Given these criteria, it was little surprise that PBL rated a meagre two stars in Newcastle Uni’s survey and Ecorp a lowly one star.
Under this definition, none of the directors of Ecorp would be considered to be “independent” because they are all employees or directors of the major shareholder, PBL.
Similarly, just about all of the 12-person board of PBL would be considered “non-independent” under this definition – aside from the Packers, most are either current or former senior executives, with the former CEO of Ernst & Young thrown in to boot.
Perhaps a case could be made for Sir Laurence Muir and Rowena Danziger as being independent, but sticklers would point to their long personal history with the Packers as something that might rule them out on the “independence” test.
Again, this is not to suggest anything untoward or that they are derelict in their duties.
But if you look at the boards of PBL and Ecorp and ask who can be absolutely relied on to “fulfill [the board’s] objective oversight role and hold management accountable to shareholders”, the answer is probably “none of them”.
Having raised the question of board composition at the Ecorp AGM and getting no satisfaction that it would change, I missed the chance to raise it at PBL because Jamie didn’t invite debate on the vote to re-elect directors!
Record long meetings
Shareholders probably set a new record for combined length of Ecorp and PBL meetings this year – both meetings going about 50 minutes each.
In both meetings yours truly had about 10 or so questions – with similar issues raised at the two meetings – and at both meetings the chairmen asked me to sit down to give others a turn, a polite request I was more than happy to abide by.
The chairmen certainly didn’t do anything to unnecessarily drag the meetings out.
At Ecorp, the speeches from Yates and Deans went about 15 minutes – combined!

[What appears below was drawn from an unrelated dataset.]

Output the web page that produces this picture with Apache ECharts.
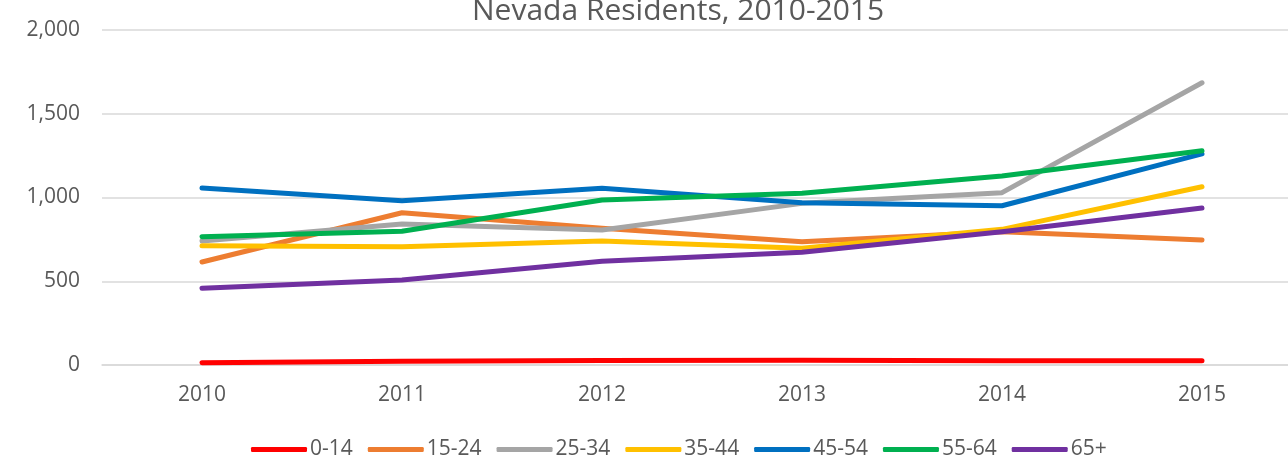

At PBL, the chairman’s speech went about 10 minutes, and CEO Peter Yates didn’t deliver an address! This is again somewhat unique, although James’ position as “executive chairman” probably explains it.
One bloke at Ecorp – who introduced himself as being from Deloittes – actually said their strong connections with PBL wasn’t such a bad thing – that was the reason he invested.
The next speaker, who had kindly given yours truly a proxy to the Ecorp meeting, adroitly noted that unlike the previous speaker he “wasn’t pitching for business” and raised a cracker of a question.
He asked Ecorp CEO Alison Deans which firm had done the valuation on the $120m sale of the company’s eBay business.
She didn’t know!
Fancy that, hey?
Highlight of the day was a lady who noted the gender imbalance on the board of PBL – largely made up of middle aged and elderly men.
She said that given that the majority of the company’s consumers were women, there should be a few more females on the board – instead the PBL board looked more like it could be a company selling Viagara!